Given task.
No images are to be carried over; print all other material exactly as it stands.
────────────────────
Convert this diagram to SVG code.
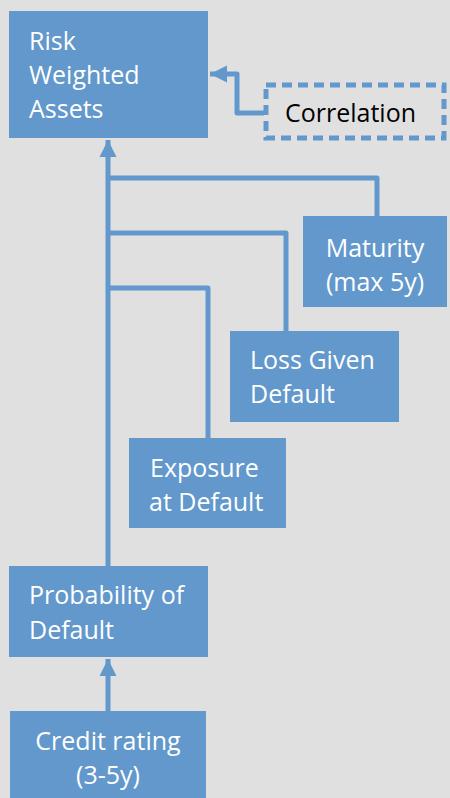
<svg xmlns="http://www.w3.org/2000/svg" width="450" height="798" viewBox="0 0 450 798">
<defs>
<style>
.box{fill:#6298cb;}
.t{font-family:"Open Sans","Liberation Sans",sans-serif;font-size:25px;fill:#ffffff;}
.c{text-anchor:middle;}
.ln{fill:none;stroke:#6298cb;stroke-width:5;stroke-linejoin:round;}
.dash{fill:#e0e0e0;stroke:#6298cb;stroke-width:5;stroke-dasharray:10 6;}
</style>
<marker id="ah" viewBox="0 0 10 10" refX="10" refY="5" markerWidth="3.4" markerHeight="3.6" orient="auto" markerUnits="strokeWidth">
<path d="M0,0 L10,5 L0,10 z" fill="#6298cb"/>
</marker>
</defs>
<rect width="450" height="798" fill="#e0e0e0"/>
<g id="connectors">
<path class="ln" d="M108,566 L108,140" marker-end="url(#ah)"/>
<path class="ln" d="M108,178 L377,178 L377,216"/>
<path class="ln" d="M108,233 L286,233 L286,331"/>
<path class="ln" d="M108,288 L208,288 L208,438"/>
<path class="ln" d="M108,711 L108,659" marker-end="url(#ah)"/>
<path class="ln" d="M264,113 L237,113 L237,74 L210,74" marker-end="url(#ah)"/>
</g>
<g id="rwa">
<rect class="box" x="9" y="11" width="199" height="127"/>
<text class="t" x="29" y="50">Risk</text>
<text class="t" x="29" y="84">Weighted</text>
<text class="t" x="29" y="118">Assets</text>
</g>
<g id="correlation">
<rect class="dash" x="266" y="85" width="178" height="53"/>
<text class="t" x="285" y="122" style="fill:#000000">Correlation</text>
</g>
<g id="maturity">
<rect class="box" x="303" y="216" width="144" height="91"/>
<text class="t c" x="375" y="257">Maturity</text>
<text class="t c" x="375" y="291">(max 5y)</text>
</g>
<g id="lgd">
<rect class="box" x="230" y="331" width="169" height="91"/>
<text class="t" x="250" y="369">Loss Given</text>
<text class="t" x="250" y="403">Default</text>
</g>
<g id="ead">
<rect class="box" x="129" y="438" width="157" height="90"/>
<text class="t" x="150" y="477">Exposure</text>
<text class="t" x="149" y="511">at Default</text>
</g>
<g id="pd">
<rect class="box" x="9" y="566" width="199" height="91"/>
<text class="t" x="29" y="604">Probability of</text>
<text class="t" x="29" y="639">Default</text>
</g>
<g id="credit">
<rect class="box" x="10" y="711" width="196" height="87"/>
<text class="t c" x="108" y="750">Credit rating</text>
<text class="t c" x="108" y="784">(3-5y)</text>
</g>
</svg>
────────────────────
Result for this exercise.
Convert this diagram to SVG code.
<svg xmlns="http://www.w3.org/2000/svg" width="450" height="798" viewBox="0 0 450 798">
<defs>
<style>
.box{fill:#6298cb;}
.t{font-family:"Open Sans","Liberation Sans",sans-serif;font-size:25px;fill:#ffffff;}
.c{text-anchor:middle;}
.ln{fill:none;stroke:#6298cb;stroke-width:5;stroke-linejoin:round;}
.dash{fill:#e0e0e0;stroke:#6298cb;stroke-width:5;stroke-dasharray:10 6;}
</style>
<marker id="ah" viewBox="0 0 10 10" refX="10" refY="5" markerWidth="3.4" markerHeight="3.6" orient="auto" markerUnits="strokeWidth">
<path d="M0,0 L10,5 L0,10 z" fill="#6298cb"/>
</marker>
</defs>
<rect width="450" height="798" fill="#e0e0e0"/>
<g id="connectors">
<path class="ln" d="M108,566 L108,140" marker-end="url(#ah)"/>
<path class="ln" d="M108,178 L377,178 L377,216"/>
<path class="ln" d="M108,233 L286,233 L286,331"/>
<path class="ln" d="M108,288 L208,288 L208,438"/>
<path class="ln" d="M108,711 L108,659" marker-end="url(#ah)"/>
<path class="ln" d="M264,113 L237,113 L237,74 L210,74" marker-end="url(#ah)"/>
</g>
<g id="rwa">
<rect class="box" x="9" y="11" width="199" height="127"/>
<text class="t" x="29" y="50">Risk</text>
<text class="t" x="29" y="84">Weighted</text>
<text class="t" x="29" y="118">Assets</text>
</g>
<g id="correlation">
<rect class="dash" x="266" y="85" width="178" height="53"/>
<text class="t" x="285" y="122" style="fill:#000000">Correlation</text>
</g>
<g id="maturity">
<rect class="box" x="303" y="216" width="144" height="91"/>
<text class="t c" x="375" y="257">Maturity</text>
<text class="t c" x="375" y="291">(max 5y)</text>
</g>
<g id="lgd">
<rect class="box" x="230" y="331" width="169" height="91"/>
<text class="t" x="250" y="369">Loss Given</text>
<text class="t" x="250" y="403">Default</text>
</g>
<g id="ead">
<rect class="box" x="129" y="438" width="157" height="90"/>
<text class="t" x="150" y="477">Exposure</text>
<text class="t" x="149" y="511">at Default</text>
</g>
<g id="pd">
<rect class="box" x="9" y="566" width="199" height="91"/>
<text class="t" x="29" y="604">Probability of</text>
<text class="t" x="29" y="639">Default</text>
</g>
<g id="credit">
<rect class="box" x="10" y="711" width="196" height="87"/>
<text class="t c" x="108" y="750">Credit rating</text>
<text class="t c" x="108" y="784">(3-5y)</text>
</g>
</svg>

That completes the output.